This is a cool idea and actually a pretty nice use case for Prodigy. Your plan sounds reasonable and I’m pretty confident you’ll be able to train a classifier to detect BAD_GRAMMAR
. But ultimately, it comes down to experimenting with different approaches.
I think the first step could be to narrow down the selection of examples you’re annotating. In order to train a classifier, you need enough “positive” examples to start with, so that the model can learn what you’re looking for (instead of only what you’re not looking for). You can include this logic in a custom recipe to filter your stream, or use it as a separate pre-processsing script that you run over your corpus to extract data for annotation.
spaCy’s rule-based matcher is pretty powerful and lets you create patterns as a list of dictionaries, with one dictionary describing a token. You can specify one or more token attributes and their values – for example, part-of-speech tags, dependencies, the lowercase or exact text, the token’s shape, or boolean flags like IS_PUNCT
, LIKE_NUM
etc. Here are some possible example patterns:
bad_grammar_patterns = [
[{'POS': 'NOUN'}, {'POS': 'NOUN'}], # two consecutive nouns
[{'LOWER': 'foo'}, {'LOWER': 'bar'}], # wrong spelling of "foobar" as two words
[{'ORTH': '.'}, {'IS_LOWER': True}] # a period followed by a lowercase word
]
Just be creative and try out different options Even if a pattern doesn’t always mean bad grammar, it can still be a good idea to include it. You’ll be annotating and accepting/rejecting the results anyways, and giving the model examples of combinations that are only sometimes correct in certain contexts might actually have a positive impact on accuracy. Also, when creating the patterns, make sure to double-check that spaCy tokenizes the text the way you think it does – especially if you’re including punctuation or more complex rules.
import spacy
from spacy.matcher import Matcher
nlp = spacy.load('your_nb_model')
matcher = Matcher(nlp.vocab)
matcher.add('BAD_GRAMMAR', None, *bad_grammar_patterns)

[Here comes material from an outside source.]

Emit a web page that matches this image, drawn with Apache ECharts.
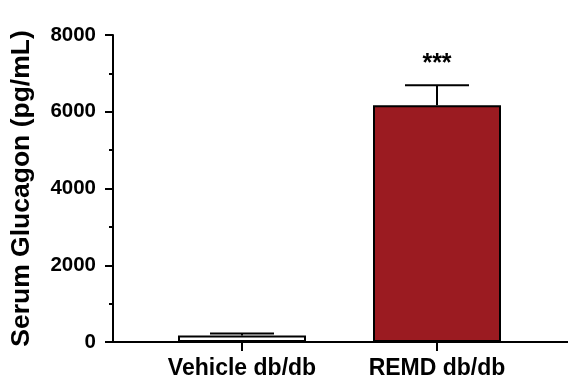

# do this for lots of documents
doc = nlp(SOME_NORWEGIAN_TEXT)
matches = matcher(doc)
If the Doc
contains a match, you can add its text to your list of annotation examples, and save them out in a format like JSONL to annotate them with Prodigy. Instead of using the textcat.teach
recipe straight away, you might want to try using the mark
recipe first to go through the examples without the active learning component. Scoring and resorting the stream will be useful later on – but for now, you just want to annotate as many examples as possible based on your patterns:
prodigy mark nb_bad_grammar data.jsonl --label BAD_GRAMMAR --view-id classification
Since the mark
recipe will just render the task as it comes in, you could also add a "spans"
property to the task to highlight the span of text matched by your list of bad grammar patterns. This can be useful to debug and improve the patterns, and makes it easier to see why that text was selected for annotation. The Matcher
gives you the start and end token of each match, so you can create the spans programmatically:
spans = []
for match_id, start, end in matches:
span = doc[start:end] # the matched slice of the doc
spans.append({'start': span.start_char, 'end': span.end_char})
Assuming the matcher rules are detailed enough and your data contains enough examples, you should be able to have a decent number of accept
s for your “bad grammar” dataset to get over the “cold start problem”. Not all matches are going to be examples of bad grammar – but this is actually very good, and potentially lets you find ambiguities and exceptions to the rules that are important to learn as well.
Once you’ve annotated a decent number of examples (like, a few hundred, ideally with at least 50% accept), you can run textcat.batch-train
and see what the model is learning so far. If the results look promising, you can also run textcat.train-curve
to show training results after using 25%, 50%, 75% and 100% of the training data. If you see an increase in accuracy within the last 25% (i.e. between 75% and 100% of the data), it’s likely that the accuracy will improve further if you collect more examples similar to the existing training data.
The next step could be to export your trained textcat model and improve it by running it over raw, unfiltered data using textcat.teach
. This means that you’re letting Prodigy use your pre-trained classifier to select examples from the stream, based on the BAD_GRAMMAR
scores it assigns for each text. By default, Prodigy will select the examples your model is most uncertain about, i.e. the ones with a prediction closest to 50/50.
The model you specify on the command line can be a model package, or a path to a model data directory. So you can simply point it to the directory created by the previous batch-train step:
prodigy textcat.teach nb_bad_grammar /path/to/model raw_data.jsonl --label BAD_GRAMMAR
What happens next is hard to predict and depends on your data. If accuracy improves further after training on the additional examples generated with textcat.teach
, you’re likely on the right track. If not, you might want to go back to the previous step, annotate more examples using the patterns and pre-train the model some more, before using the active learning-powered recipes.
I hope this was helpful so far. Good luck and definitely keep us updated on the progress!